The paper makes for fascinating reading for those who enjoy a deep dive into technical details. Here is how the authors summarize their work:

“The ability to carry a wide variety of sensor payloads enables numerous application scenarios. In comparison to a static sensor node, MilliMobile can actively seek out and localize sensory signals. For example, MilliMobile could seek out gas or chemical leaks using gas sensors, metal objects with a magnetometer, RF sources using an antenna and receiver or envelope detector, temperature for detecting fires or sources of heat, and much more. The ability to move also enables sampling of spatial gradients which is important for many of these applications.

“When combined with sensors like cameras, our robots could be used to automate a wide variety of inspection tasks, especially in scenarios dangerous to humans. Industrial equipment and infrastructure such as high powered radio transmitters and other devices that generate strong electromagnetic fields are harmful to human health, but provides the perfect scenario for power harvesting robots to automate dangerous tasks.

“Our robots are not constrained by battery life and could in theory operate for infinite lifetimes outdoors for inspection tasks on roads, railroad tracks,etc. Similarly our robots could be used for space or interplanetary exploration due to their small size and ability to operate on harvested energy. The ability to move in such a small form factor could also be combined with recent developments in airborne sensor release to enable precise large scale deployment of sensor networks.

“The ability to perform battery-free actuation opens up a variety of new research directions for low power wireless systems. For example, the ability to move a whole sensor node or parts of it permits incorporating remote feedback from an edge device to create a dynamically controllable sensor network.

“For example, a base station could coordinate the network to steer directional sensors such as cameras to focus on a sensing target of interest, or nodes could use this ability to move themselves or their antenna to optimize connectivity. These same principles could also be extended to other domains as well such as HCI to enable battery-free haptic interfaces. Our robot uses vibration motors which are designed for haptic interfaces.

“Additionally these techniques could be extended to use other actuators such as solenoids or piezos and combined with alternative energy harvesting modalities such as harvesting power from button presses or user motion for wearables.

“Improving the power harvesting of our robot could further improve performance. A custom circuit with maximum power point tracking (MPPT) and boost converter could be used to increase efficiency in high payload scenarios, and combining RF and solar harvesting, could further increase power delivery. Multi-band power harvesting, beamforming to specific nodes, and improved antennas could further improve RF harvesting.

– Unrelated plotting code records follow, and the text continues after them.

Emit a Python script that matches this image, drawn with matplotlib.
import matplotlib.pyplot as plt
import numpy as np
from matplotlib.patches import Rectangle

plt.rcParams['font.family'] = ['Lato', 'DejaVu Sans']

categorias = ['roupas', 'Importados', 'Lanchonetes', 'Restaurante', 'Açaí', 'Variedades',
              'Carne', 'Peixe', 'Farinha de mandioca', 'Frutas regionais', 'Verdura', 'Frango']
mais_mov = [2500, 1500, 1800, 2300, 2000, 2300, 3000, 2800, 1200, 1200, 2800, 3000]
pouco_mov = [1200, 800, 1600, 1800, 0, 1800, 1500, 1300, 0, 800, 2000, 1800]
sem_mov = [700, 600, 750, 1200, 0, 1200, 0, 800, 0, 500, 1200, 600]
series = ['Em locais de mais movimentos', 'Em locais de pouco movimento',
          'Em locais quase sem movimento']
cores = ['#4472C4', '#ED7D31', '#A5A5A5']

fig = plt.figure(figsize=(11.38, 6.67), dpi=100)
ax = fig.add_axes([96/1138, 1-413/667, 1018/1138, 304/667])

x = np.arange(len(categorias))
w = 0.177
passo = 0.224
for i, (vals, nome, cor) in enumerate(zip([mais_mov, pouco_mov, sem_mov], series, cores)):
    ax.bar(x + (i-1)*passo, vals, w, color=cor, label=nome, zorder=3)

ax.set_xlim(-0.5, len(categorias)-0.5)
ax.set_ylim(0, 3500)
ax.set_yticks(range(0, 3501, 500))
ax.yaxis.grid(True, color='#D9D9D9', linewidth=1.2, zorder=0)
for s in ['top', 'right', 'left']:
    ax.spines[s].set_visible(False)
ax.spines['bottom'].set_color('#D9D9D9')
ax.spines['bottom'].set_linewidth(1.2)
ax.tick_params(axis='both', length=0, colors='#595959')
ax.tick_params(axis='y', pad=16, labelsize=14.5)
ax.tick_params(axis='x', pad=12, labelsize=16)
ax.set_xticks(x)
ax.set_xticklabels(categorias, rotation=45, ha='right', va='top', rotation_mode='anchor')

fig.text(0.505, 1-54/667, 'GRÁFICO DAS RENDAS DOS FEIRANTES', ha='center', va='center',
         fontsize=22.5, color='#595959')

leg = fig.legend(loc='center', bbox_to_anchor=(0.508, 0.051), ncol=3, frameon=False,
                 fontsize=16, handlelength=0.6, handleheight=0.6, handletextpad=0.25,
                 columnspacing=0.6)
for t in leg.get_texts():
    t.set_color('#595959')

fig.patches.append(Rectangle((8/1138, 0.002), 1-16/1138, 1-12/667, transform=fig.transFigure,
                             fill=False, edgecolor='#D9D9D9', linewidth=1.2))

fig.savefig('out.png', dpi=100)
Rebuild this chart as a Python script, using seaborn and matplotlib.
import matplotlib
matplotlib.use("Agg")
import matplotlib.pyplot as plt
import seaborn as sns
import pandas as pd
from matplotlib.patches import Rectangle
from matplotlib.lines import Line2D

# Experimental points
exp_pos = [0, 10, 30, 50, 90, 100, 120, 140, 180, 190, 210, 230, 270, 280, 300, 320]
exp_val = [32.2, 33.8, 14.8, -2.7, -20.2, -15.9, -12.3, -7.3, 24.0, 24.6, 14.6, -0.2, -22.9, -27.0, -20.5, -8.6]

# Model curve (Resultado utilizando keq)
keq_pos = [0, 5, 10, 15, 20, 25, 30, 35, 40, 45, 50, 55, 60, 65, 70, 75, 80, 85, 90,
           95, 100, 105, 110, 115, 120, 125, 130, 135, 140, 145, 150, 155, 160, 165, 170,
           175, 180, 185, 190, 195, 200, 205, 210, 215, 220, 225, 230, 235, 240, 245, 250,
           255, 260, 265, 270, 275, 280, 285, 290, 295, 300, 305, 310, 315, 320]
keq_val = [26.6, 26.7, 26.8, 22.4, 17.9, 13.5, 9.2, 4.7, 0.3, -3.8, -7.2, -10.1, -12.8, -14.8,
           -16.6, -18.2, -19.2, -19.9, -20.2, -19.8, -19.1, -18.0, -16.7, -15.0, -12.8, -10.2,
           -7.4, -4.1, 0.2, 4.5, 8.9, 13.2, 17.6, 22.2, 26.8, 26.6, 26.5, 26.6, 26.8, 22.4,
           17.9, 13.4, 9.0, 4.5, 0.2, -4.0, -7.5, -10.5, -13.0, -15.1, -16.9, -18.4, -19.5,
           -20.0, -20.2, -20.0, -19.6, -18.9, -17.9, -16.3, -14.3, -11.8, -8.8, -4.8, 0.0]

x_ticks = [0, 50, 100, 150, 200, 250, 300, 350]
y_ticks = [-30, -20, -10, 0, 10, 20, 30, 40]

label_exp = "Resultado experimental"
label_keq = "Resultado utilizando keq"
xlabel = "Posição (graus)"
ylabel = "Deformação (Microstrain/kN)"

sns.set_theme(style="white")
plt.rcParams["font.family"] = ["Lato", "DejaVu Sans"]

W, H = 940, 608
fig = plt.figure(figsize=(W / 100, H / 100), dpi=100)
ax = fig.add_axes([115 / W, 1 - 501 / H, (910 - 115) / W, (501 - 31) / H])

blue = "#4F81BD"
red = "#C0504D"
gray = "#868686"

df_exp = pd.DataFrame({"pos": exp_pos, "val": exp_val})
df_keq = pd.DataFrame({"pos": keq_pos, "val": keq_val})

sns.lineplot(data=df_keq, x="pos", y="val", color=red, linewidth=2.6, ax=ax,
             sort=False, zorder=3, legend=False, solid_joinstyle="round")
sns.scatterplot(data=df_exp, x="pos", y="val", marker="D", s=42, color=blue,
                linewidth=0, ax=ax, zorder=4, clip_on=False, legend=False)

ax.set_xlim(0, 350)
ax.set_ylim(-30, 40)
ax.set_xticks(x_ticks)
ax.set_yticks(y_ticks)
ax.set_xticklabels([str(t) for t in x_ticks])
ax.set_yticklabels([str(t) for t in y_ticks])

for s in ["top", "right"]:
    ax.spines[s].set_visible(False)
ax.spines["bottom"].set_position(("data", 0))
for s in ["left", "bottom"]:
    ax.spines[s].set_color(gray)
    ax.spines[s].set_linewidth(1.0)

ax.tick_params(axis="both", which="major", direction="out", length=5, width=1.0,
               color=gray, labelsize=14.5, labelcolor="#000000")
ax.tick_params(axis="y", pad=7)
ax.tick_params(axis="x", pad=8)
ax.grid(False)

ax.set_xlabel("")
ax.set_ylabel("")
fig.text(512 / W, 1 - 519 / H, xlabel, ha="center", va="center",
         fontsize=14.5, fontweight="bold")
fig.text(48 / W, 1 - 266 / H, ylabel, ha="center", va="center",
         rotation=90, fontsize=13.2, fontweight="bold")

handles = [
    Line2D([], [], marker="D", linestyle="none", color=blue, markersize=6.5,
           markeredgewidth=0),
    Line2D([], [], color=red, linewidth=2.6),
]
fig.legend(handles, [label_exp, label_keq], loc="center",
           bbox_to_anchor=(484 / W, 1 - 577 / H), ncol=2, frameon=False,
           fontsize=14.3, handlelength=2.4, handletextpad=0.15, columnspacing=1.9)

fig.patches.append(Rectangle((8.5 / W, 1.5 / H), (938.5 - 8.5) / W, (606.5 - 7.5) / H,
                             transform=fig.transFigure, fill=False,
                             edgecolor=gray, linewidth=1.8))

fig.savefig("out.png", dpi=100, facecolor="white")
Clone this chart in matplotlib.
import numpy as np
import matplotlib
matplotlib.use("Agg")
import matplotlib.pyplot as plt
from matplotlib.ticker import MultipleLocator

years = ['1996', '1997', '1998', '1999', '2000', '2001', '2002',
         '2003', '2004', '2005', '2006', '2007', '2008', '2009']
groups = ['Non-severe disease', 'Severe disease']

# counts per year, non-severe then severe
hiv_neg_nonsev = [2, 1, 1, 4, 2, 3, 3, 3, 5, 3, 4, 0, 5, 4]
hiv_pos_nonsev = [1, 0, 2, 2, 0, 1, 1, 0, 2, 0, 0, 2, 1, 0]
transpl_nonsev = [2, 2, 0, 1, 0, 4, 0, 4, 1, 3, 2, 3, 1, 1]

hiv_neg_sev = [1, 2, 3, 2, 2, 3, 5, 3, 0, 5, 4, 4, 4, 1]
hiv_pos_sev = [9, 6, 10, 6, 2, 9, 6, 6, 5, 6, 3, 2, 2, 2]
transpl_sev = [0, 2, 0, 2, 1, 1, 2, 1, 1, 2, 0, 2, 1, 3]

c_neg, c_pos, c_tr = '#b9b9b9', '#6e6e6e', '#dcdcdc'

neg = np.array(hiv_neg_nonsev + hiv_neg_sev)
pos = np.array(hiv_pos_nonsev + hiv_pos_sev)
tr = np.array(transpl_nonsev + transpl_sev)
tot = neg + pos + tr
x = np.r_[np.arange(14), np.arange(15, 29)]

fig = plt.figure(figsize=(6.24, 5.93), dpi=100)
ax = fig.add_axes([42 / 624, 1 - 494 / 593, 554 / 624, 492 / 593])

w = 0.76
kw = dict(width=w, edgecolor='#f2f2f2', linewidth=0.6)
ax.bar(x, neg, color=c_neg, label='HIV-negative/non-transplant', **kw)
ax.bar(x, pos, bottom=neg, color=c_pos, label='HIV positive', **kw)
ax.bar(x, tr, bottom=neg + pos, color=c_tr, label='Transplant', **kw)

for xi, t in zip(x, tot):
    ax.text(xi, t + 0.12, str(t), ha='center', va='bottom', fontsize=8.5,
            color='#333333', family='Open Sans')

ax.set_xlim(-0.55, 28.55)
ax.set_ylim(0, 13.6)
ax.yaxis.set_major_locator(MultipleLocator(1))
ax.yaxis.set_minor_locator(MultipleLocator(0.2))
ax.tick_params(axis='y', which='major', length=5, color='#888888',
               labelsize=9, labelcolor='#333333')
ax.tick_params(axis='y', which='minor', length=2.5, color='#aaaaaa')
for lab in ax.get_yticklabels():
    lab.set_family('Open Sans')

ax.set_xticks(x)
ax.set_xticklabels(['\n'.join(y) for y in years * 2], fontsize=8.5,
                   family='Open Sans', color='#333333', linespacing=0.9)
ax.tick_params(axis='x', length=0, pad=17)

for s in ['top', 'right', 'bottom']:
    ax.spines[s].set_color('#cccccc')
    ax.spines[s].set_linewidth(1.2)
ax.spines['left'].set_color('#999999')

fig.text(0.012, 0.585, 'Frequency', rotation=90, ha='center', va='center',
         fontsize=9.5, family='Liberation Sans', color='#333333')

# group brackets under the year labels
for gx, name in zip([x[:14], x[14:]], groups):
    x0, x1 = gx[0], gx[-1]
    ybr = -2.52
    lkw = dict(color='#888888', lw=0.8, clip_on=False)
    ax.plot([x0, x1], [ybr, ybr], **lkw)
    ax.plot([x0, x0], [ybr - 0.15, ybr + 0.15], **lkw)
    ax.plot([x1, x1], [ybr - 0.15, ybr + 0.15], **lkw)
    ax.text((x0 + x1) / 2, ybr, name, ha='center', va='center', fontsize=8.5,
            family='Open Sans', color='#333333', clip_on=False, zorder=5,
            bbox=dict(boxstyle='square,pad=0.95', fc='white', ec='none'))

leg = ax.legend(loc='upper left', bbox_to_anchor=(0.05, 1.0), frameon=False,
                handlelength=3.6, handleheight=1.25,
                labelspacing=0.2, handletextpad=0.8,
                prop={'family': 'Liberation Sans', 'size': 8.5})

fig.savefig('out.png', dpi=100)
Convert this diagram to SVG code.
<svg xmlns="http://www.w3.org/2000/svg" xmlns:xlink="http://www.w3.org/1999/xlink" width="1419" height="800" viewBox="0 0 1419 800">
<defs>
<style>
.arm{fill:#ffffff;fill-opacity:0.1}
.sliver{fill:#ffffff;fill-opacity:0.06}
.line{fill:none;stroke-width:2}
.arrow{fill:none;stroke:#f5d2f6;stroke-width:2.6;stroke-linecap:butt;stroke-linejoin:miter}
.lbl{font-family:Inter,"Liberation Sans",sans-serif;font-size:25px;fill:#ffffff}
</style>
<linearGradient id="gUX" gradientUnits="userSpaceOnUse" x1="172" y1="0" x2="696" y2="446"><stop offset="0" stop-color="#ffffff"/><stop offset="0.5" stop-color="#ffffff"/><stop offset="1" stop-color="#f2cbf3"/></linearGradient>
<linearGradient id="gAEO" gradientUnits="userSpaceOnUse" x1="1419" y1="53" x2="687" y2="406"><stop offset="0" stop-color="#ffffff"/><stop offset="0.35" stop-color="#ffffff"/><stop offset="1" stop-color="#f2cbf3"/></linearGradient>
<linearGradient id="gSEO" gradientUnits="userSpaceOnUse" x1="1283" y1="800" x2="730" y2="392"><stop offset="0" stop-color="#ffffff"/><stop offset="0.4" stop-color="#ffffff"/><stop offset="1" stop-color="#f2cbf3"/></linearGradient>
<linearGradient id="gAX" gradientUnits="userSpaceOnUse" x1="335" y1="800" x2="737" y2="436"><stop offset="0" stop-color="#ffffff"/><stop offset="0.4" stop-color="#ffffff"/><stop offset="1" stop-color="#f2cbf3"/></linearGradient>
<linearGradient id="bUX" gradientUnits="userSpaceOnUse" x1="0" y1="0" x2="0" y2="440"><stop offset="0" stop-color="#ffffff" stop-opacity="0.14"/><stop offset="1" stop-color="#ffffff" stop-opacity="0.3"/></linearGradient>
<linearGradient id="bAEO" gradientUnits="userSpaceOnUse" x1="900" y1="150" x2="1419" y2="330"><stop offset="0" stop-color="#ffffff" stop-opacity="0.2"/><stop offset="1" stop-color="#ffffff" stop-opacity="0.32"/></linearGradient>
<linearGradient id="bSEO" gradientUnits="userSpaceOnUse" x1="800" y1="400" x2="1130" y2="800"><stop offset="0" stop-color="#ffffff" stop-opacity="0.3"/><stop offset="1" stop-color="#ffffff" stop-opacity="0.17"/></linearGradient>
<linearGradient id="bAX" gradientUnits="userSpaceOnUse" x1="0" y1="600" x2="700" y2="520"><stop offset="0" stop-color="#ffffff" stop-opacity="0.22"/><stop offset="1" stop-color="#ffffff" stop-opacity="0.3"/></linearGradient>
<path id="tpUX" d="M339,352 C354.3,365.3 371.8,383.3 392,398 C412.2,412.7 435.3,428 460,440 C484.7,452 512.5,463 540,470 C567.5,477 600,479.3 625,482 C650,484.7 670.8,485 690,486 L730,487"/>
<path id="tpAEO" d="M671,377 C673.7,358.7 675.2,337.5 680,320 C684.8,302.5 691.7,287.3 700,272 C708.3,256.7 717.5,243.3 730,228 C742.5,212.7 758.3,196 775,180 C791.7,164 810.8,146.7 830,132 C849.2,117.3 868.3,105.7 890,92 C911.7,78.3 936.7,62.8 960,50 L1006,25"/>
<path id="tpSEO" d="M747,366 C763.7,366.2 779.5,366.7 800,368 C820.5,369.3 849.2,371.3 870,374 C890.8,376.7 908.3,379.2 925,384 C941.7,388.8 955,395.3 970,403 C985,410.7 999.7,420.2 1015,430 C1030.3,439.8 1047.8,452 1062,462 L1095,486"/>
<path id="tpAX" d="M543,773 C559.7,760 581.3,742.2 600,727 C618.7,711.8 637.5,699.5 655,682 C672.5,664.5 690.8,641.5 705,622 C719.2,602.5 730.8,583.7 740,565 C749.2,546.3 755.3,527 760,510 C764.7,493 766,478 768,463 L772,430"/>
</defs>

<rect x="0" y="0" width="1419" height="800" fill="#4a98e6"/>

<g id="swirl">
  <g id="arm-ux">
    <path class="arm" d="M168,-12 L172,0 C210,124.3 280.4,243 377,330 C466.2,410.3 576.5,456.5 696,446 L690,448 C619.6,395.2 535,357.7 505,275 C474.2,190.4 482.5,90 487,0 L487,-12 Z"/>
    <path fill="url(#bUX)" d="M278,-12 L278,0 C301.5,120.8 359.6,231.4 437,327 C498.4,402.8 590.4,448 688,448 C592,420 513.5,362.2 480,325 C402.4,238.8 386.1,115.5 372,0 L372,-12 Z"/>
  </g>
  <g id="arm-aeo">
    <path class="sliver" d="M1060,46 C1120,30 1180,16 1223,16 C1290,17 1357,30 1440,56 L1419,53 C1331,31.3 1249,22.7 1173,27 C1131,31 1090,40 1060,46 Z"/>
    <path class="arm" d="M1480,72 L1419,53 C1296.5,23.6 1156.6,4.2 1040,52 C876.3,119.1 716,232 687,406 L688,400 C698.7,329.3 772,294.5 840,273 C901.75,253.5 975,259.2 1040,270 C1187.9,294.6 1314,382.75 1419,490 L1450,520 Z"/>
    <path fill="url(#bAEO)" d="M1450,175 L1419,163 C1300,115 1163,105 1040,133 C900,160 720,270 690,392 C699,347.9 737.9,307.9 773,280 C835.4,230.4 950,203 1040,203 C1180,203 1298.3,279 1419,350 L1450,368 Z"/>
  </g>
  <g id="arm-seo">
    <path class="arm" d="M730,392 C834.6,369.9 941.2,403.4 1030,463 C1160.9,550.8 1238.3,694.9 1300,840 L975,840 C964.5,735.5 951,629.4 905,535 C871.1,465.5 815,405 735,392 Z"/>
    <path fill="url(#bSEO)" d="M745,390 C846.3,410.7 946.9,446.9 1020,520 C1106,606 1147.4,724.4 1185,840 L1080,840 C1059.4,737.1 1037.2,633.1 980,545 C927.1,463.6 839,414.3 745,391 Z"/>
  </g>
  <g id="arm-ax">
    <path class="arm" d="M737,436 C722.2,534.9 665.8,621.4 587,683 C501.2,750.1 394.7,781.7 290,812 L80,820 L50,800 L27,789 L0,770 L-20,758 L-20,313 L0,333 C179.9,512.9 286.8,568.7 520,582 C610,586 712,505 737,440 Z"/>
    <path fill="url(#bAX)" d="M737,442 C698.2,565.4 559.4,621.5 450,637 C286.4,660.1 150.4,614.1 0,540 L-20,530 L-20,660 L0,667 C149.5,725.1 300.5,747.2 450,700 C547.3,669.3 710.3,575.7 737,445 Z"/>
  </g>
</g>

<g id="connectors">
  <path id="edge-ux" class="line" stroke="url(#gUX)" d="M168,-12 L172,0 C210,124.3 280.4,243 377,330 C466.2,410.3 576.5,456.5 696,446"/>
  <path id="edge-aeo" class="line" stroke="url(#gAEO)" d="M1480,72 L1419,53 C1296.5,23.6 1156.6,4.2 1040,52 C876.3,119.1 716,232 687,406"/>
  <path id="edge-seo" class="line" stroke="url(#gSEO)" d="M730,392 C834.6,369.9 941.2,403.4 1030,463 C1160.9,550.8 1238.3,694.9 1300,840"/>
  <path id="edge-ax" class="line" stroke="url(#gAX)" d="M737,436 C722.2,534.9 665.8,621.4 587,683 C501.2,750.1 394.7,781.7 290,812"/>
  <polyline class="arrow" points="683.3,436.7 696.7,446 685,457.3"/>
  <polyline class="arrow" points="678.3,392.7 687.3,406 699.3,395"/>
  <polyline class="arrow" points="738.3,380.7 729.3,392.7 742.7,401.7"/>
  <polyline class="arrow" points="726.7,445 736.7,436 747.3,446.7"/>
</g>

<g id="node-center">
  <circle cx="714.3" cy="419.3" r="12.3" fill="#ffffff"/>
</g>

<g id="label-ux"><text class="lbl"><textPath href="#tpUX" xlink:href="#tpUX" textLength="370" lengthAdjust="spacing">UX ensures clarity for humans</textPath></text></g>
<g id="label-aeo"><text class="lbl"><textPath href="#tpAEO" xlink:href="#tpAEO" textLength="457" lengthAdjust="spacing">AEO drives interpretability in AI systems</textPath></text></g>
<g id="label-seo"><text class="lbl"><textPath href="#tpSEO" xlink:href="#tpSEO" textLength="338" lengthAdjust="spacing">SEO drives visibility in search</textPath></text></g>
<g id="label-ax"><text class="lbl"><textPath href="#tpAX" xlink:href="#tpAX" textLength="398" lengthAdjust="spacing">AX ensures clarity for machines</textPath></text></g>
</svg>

“While our robot is capable of moving towards a target like a light source, it currently lacks navigation and feedback control. Integrating an accelerometer or employing some of the many wireless localization techniques developed by the mobile systems community could enable the robots to travel to precise locations. Additionally, there are significant opportunities to improve networking capabilities that establish connectivity between nodes to enable large scale swarms of robotic sensor nodes.”

The Takeaway

It’s easy to dismiss the MilliMobile as being slightly silly, but doing so would be a mistake. Think of this as similar to the first solar panels. The possibilities for improvements are enormous and the use cases nearly infinite. Remember the name MilliMobile. Odds are you will be hearing about it a lot in the years to come.